Frequently Asked Questions
How often should I run VACUUM on my Odoo database?
For most systems, the built-in autovacuum process is sufficient if tuned correctly. However, for very high-traffic tables like 'mail_message' or after a large data import/deletion, running a manual `VACUUM ANALYZE` during a low-traffic period (like a weekend) can be beneficial. Proactive monitoring of table bloat is the best way to determine the right frequency for your specific instance.
Can adding more hardware (CPU/RAM) fix my Odoo performance problems?
It can help, but it often masks the underlying problem.
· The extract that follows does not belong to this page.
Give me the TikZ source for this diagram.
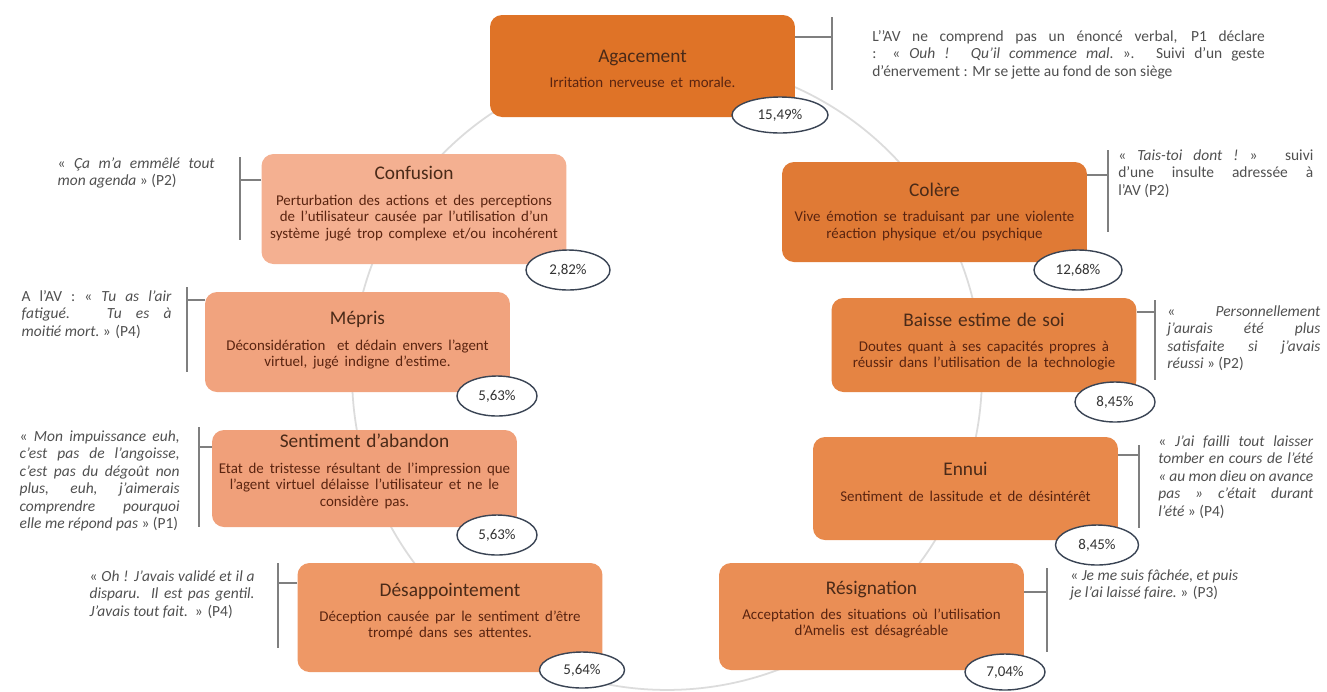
\documentclass[tikz,border=0pt]{standalone}
\usepackage{fontspec}
\setmainfont{Carlito}
\usetikzlibrary{shapes.geometric}
\definecolor{cAga}{HTML}{DF7327}
\definecolor{cCol}{HTML}{E07A35}
\definecolor{cBai}{HTML}{E58443}
\definecolor{cEnn}{HTML}{E8894B}
\definecolor{cRes}{HTML}{EA8E55}
\definecolor{cDes}{HTML}{EE9866}
\definecolor{cSen}{HTML}{F0A07A}
\definecolor{cMep}{HTML}{F1A37E}
\definecolor{cCon}{HTML}{F4B091}
\definecolor{ttlC}{HTML}{4A2A18}
\definecolor{dscC}{HTML}{5A2410}
\definecolor{ellC}{HTML}{3A4454}
\definecolor{brkC}{HTML}{7F7F7F}
\definecolor{qC}{HTML}{505050}
\definecolor{ringC}{HTML}{DCDCDC}
\newcommand\emo[2]{{\fontsize{11}{13}\selectfont\color{ttlC}#1\par}\vspace{5pt}{\fontsize{8.5}{9.4}\selectfont\color{dscC}#2\par}}
\newdimen\qw
\newcommand\ql[1]{\hbox to \qw{#1}}
\newcommand\qe[1]{\hbox{#1}}
\begin{document}
\begin{tikzpicture}[x=0.02cm,y=-0.02cm,
  emobox/.style={rectangle, rounded corners=0.24cm, minimum width=6.1cm, inner sep=0pt},
  emotxt/.style={text width=6.05cm, align=center, inner sep=0pt},
  pct/.style={ellipse, draw=ellC, line width=0.8pt, fill=white, inner sep=0pt, font=\fontsize{8.5}{10}\selectfont, text=black!80},
  brk/.style={draw=brkC, line width=0.8pt},
  qt/.style={inner sep=0pt, text=qC, font=\fontsize{8.8}{10}\selectfont}]
\useasboundingbox (0,0) rectangle (1327,691);
\fill[white] (0,0) rectangle (1327,691);
% ring
\draw[ringC, line width=1pt] (667,375) circle [radius=6.3cm];
% boxes
\node[emobox, fill=cAga, minimum height=102*0.02cm] (aga) at (642.5,66) {};
\node[emotxt] (agaT) at ([yshift=-0.06cm]aga.center) {\emo{Agacement}{Irritation nerveuse et morale.}};
\node[emobox, fill=cCon, minimum height=110*0.02cm] (con) at (414,209) {};
\node[emotxt] (conT) at ([yshift=0.11cm]con.center) {\emo{Confusion}{Perturbation des actions et des perceptions\\ de l’utilisateur causée par l’utilisation d’un\\ système jugé trop complexe et/ou incohérent}};
\node[emobox, fill=cCol, minimum height=100*0.02cm] (col) at (934.5,212) {};
\node[emotxt] (colT) at (col.center) {\emo{Colère}{Vive émotion se traduisant par une violente\\ réaction physique et/ou psychique}};
\node[emobox, fill=cMep, minimum height=100*0.02cm] (mep) at (357.5,342) {};
\node[emotxt] (mepT) at ([yshift=0.03cm]mep.center) {\emo{Mépris}{Déconsidération~ et dédain envers l’agent\\ virtuel, jugé indigne d’estime.}};
\node[emobox, fill=cBai, minimum height=94*0.02cm] (bai) at (984,345) {};
\node[emotxt] (baiT) at ([yshift=0.07cm]bai.center) {\emo{Baisse estime de soi}{Doutes quant à ses capacités propres à\\ réussir dans l’utilisation de la technologie}};
\node[emobox, fill=cSen, minimum height=97*0.02cm] (sen) at (364.5,478.5) {};
\node[emotxt] (senT) at ([yshift=0.14cm]sen.center) {\emo{Sentiment d’abandon}{\mbox{Etat de tristesse résultant de l’impression que}\\ l’agent virtuel délaisse l’utilisateur et ne le\\ considère pas.}};
\node[emobox, fill=cEnn, minimum height=103*0.02cm] (enn) at (965.5,488.5) {};
\node[emotxt] (ennT) at ([yshift=0.13cm]enn.center) {\emo{Ennui}{Sentiment de lassitude et de désintérêt}};
\node[emobox, fill=cDes, minimum height=109*0.02cm] (des) at (450,617.5) {};
\node[emotxt] (desT) at ([yshift=0.12cm]des.center) {\emo{Désappointement}{Déception causée par le sentiment d’être\\ trompé dans ses attentes.}};
\node[emobox, fill=cRes, minimum height=107*0.02cm] (res) at (871.5,616.5) {};
\node[emotxt] (resT) at ([yshift=0.14cm]res.center) {\emo{Résignation}{Acceptation des situations où l’utilisation\\ d’Amelis est désagréable}};
% brackets
\coordinate (agaH) at (832,37);
\draw[brk] (aga.east |- agaH) -- (agaH);
\draw[brk] (832,17) -- (832,90);
\coordinate (conH) at (240,180);
\draw[brk] (con.west |- conH) -- (conH);
\draw[brk] (240,157) -- (240,240);
\coordinate (colH) at (1108,175);
\draw[brk] (col.east |- colH) -- (colH);
\draw[brk] (1108,150) -- (1108,232);
\coordinate (mepH) at (187,300);
\draw[brk] (mep.west |- mepH) -- (mepH);
\draw[brk] (187,287) -- (187,372);
\coordinate (baiH) at (1155,312);
\draw[brk] (bai.east |- baiH) -- (baiH);
\draw[brk] (1155,300) -- (1155,380);
\coordinate (senH) at (199,447);
\draw[brk] (sen.west |- senH) -- (senH);
\draw[brk] (199,427) -- (199,527);
\coordinate (ennH) at (1139,455);
\draw[brk] (enn.east |- ennH) -- (ennH);
\draw[brk] (1139,445) -- (1139,528);
\coordinate (desH) at (278,583);
\draw[brk] (des.west |- desH) -- (desH);
\draw[brk] (278,563) -- (278,648);
\coordinate (resH) at (1047,592);
\draw[brk] (res.east |- resH) -- (resH);
\draw[brk] (1047,568) -- (1047,652);
% percentages
\node[pct, minimum width=96*0.02cm, minimum height=36*0.02cm] (agaP) at (780,115) {15,49\%};
\node[pct, minimum width=84*0.02cm, minimum height=40*0.02cm] (conP) at (568,270) {2,82\%};
\node[pct, minimum width=88*0.02cm, minimum height=40*0.02cm] (colP) at (1078,270) {12,68\%};
\node[pct, minimum width=80*0.02cm, minimum height=40*0.02cm] (mepP) at (497,396) {5,63\%};
\node[pct, minimum width=80*0.02cm, minimum height=40*0.02cm] (baiP) at (1115,402) {8,45\%};
\node[pct, minimum width=80*0.02cm, minimum height=40*0.02cm] (senP) at (497,535) {5,63\%};
\node[pct, minimum width=83*0.02cm, minimum height=40*0.02cm] (ennP) at (1097,545) {8,45\%};
\node[pct, minimum width=85*0.02cm, minimum height=36*0.02cm] (desP) at (582,670) {5,64\%};
\node[pct, minimum width=80*0.02cm, minimum height=36*0.02cm] (resP) at (1005,672) {7,04\%};
% quotes
\node[qt, anchor=north west] (agaQ) at (872,30) {\qw=7.85cm\vbox{\ql{L’’AV ne comprend pas un énoncé verbal, P1 déclare}\ql{: «~\textit{Ouh ! Qu’il commence mal.}~». Suivi d’un geste}\qe{d’énervement : Mr se jette au fond de son siège}}};
\node[qt, anchor=north east] (conQ) at (215,157) {\qw=3.14cm\vbox{\ql{«~\textit{Ça m’a emmêlé tout}}\qe{\textit{mon agenda}~» (P2)}}};
\node[qt, anchor=north west] (colQ) at (1118,149) {\qw=3.9cm\vbox{\ql{«~\textit{Tais-toi dont !}~» suivi}\ql{d’une insulte adressée à}\qe{l’AV (P2)}}};
\node[qt, anchor=north east] (mepQ) at (172,290) {\qw=3.0cm\vbox{\ql{A l’AV : «~\textit{Tu as l’air}}\ql{\textit{fatigué. Tu es à}}\qe{\textit{moitié mort.}~» (P4)}}};
\node[qt, anchor=north west] (baiQ) at (1167,305) {\qw=3.06cm\vbox{\ql{« \textit{Personnellement}}\ql{\textit{j’aurais été plus}}\ql{\textit{satisfaite si j’avais}}\qe{\textit{réussi}~» (P2)}}};
\node[qt, anchor=north east] (senQ) at (180,430) {\qw=3.2cm\vbox{\ql{«~\textit{Mon impuissance euh,}}\ql{\textit{c’est pas de l’angoisse,}}\ql{\textit{c’est pas du dégoût non}}\ql{\textit{plus, euh, j’aimerais}}\ql{\textit{comprendre pourquoi}}\qe{\textit{elle me répond pas}~» (P1)}}};
\node[qt, anchor=north west] (ennQ) at (1158,435) {\qw=3.1cm\vbox{\ql{«~\textit{J’ai failli tout laisser}}\ql{\textit{tomber en cours de l’été}}\ql{\textit{« au mon dieu on avance}}\ql{\textit{pas » c’était durant}}\qe{\textit{l’été}~» (P4)}}};
\node[qt, anchor=north east] (desQ) at (255,570) {\qw=3.3cm\vbox{\ql{«~\textit{Oh ! J’avais validé et il a}}\ql{\textit{disparu. Il est pas gentil.}}\qe{\textit{J’avais tout fait.}~~» (P4)}}};
\node[qt, anchor=north west] (resQ) at (1070,569) {\vbox{\qe{«~\textit{Je me suis fâchée, et puis}}\qe{\textit{je l’ai laissé faire.}~» (P3)}}};
\end{tikzpicture}
\end{document}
Adding RAM is particularly effective if the database is bottlenecked by I/O, as more data can be cached in memory. However, if the root cause is a missing index or an N+1 query in your code, throwing hardware at the problem is an expensive and inefficient solution. Always start with software and query optimization first.
My Odoo instance is slow, but I don't have any custom modules. What should I check first?
If you have no custom modules, the most likely culprits are database bloat and infrastructure. Start by using the SQL query in this article to check for your largest and most bloated tables. Also, review your PostgreSQL configuration (`postgresql.conf`) to ensure it's reasonably tuned for your server's hardware. Finally, check server resource utilization (CPU, RAM, disk I/O) to rule out a hardware bottleneck.